**WHAT YOU NEED TO DO**
Please pull out every line that includes the string "this".
# START OF THE DATA
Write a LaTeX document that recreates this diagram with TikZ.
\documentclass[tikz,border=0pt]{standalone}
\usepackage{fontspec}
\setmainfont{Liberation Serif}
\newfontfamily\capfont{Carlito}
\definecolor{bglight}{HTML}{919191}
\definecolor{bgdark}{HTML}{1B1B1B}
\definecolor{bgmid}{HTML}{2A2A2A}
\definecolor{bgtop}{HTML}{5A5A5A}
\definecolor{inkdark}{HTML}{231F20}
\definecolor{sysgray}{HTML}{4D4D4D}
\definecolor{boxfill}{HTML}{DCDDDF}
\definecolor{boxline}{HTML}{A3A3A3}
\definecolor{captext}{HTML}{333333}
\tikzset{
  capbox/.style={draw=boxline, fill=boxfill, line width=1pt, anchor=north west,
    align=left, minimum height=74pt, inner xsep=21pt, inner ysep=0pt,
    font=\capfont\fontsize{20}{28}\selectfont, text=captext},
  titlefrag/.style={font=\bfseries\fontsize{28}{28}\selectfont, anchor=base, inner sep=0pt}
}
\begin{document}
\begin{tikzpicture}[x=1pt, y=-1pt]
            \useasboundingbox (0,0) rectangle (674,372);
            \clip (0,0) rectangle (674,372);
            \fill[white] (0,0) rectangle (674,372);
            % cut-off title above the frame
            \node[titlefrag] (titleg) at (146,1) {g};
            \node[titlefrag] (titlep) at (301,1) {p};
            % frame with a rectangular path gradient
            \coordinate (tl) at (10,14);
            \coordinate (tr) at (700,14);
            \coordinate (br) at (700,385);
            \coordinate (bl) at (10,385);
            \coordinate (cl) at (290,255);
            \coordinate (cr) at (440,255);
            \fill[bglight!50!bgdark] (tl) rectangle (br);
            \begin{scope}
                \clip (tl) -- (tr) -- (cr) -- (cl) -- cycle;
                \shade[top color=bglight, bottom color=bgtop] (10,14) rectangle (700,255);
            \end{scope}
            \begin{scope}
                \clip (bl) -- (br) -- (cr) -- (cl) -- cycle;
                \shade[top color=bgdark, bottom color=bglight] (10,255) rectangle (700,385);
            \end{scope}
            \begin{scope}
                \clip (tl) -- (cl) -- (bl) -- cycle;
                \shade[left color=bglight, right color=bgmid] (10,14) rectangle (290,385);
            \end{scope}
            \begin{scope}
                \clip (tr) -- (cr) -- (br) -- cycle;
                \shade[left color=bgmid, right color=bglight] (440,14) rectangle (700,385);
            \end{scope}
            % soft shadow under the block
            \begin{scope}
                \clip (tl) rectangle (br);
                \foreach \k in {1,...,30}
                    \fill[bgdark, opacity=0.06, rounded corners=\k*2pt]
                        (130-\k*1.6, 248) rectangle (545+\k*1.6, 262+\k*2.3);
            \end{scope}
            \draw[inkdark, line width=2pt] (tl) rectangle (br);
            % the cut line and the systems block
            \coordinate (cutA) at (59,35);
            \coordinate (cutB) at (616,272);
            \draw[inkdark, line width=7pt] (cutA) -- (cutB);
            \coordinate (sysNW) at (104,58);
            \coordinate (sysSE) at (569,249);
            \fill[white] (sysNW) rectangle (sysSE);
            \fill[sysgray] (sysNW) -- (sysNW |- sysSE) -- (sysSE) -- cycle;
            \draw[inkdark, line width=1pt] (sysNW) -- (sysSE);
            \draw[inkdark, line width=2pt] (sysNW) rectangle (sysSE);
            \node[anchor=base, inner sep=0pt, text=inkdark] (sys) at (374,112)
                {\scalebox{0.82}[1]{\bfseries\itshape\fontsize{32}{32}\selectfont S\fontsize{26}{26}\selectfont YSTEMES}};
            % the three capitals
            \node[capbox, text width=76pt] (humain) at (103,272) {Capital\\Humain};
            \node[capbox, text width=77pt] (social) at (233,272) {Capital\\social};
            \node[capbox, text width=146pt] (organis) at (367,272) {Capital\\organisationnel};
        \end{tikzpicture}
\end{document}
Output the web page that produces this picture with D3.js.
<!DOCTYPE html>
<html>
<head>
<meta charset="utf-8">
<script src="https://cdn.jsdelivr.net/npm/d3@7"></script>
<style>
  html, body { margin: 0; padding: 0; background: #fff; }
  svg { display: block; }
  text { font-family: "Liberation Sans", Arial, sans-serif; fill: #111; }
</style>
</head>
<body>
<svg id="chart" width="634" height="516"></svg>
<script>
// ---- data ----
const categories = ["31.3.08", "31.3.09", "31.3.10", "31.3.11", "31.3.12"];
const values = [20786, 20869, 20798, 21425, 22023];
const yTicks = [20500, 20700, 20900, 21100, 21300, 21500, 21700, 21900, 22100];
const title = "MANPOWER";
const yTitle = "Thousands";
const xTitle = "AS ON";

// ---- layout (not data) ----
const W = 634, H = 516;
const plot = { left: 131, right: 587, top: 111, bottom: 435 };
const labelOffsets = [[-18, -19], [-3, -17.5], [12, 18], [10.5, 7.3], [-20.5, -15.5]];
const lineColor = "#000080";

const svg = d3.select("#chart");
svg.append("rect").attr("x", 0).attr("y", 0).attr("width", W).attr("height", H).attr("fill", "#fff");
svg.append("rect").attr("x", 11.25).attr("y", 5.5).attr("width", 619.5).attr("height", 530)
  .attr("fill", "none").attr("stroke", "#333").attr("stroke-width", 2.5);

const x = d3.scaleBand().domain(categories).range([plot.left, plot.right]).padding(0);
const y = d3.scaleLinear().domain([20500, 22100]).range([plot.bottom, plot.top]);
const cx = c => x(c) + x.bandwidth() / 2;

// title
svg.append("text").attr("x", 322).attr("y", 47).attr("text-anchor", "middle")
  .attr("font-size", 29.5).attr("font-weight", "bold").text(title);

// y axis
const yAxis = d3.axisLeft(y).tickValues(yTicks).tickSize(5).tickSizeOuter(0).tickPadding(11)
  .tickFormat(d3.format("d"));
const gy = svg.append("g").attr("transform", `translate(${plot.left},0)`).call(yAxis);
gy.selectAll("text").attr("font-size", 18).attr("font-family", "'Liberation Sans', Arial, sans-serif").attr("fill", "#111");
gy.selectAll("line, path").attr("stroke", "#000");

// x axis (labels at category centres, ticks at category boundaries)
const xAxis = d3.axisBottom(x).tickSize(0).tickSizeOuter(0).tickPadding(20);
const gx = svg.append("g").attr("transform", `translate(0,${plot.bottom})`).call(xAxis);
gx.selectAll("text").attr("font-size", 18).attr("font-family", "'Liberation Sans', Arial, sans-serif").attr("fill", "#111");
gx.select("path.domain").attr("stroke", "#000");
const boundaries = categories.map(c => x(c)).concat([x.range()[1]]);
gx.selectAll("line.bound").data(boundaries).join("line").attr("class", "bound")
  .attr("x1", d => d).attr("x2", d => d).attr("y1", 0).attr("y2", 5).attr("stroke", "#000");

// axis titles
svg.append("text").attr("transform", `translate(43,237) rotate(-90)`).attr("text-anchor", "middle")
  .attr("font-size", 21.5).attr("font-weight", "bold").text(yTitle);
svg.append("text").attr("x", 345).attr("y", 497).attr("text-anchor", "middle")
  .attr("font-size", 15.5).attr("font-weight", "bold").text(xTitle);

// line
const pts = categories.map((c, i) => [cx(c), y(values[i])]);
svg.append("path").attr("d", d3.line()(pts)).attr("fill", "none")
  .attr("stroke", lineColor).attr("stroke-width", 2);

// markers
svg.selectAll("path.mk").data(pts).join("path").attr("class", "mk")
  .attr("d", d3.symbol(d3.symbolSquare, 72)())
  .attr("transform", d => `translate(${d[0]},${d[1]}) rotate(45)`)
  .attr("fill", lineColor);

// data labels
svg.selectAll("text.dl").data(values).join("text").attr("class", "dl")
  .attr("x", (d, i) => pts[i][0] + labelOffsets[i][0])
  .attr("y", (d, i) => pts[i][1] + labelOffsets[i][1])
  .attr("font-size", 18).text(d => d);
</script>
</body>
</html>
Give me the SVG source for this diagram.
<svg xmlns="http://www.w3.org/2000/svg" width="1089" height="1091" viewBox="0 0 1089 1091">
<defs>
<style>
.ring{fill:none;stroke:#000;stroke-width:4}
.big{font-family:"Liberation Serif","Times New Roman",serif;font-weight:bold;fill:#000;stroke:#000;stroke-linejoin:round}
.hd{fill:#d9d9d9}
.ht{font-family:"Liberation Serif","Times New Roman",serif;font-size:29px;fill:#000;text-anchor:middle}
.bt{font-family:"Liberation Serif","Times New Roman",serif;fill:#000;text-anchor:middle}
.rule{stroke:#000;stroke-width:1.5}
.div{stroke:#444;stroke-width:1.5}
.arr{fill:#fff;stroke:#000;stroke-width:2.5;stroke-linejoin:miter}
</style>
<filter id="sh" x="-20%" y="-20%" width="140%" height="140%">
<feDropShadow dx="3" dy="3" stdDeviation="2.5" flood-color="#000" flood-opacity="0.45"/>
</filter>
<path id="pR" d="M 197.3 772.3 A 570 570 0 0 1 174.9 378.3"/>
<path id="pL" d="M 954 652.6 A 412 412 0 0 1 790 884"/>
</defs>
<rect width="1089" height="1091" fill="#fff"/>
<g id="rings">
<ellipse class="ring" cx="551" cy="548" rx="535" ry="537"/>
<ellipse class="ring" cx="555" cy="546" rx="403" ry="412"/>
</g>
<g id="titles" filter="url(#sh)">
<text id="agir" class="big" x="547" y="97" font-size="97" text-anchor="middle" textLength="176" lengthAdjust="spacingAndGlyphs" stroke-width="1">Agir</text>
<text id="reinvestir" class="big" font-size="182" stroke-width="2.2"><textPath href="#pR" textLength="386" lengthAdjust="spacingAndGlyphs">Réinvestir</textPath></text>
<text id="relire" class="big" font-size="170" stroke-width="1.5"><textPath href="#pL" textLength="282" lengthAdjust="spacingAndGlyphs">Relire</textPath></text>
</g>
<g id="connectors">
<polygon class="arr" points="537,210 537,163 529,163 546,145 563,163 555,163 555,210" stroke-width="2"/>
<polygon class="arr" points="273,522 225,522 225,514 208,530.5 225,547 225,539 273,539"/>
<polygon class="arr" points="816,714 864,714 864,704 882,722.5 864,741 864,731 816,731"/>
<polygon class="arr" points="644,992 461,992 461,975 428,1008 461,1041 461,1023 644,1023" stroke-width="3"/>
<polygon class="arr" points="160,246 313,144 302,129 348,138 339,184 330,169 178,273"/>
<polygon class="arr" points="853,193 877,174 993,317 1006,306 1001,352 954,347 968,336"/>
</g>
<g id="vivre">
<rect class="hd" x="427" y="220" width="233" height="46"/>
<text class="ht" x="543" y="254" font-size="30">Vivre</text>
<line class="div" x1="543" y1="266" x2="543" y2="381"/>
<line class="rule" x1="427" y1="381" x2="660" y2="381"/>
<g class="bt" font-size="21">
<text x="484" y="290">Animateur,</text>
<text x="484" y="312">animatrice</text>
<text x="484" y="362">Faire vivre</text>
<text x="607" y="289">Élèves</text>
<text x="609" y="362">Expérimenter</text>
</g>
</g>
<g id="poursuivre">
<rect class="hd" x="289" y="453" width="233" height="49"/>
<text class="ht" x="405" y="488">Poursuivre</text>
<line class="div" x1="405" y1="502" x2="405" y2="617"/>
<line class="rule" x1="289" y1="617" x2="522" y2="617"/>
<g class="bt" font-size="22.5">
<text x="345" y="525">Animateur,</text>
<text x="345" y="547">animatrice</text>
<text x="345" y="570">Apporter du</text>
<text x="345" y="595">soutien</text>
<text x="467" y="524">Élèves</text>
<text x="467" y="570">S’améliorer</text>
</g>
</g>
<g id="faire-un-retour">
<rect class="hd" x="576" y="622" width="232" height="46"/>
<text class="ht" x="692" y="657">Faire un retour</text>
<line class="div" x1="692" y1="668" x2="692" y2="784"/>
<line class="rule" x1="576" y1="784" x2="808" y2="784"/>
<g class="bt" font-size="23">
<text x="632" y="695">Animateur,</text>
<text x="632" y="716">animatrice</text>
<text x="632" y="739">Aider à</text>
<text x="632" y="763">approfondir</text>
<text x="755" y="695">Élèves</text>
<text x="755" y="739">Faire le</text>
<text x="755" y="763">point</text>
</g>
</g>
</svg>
# END OF THE DATA
**WORKED SOLUTION**
Write a LaTeX document that recreates this diagram with TikZ.
Output the web page that produces this picture with D3.js.
Give me the SVG source for this diagram.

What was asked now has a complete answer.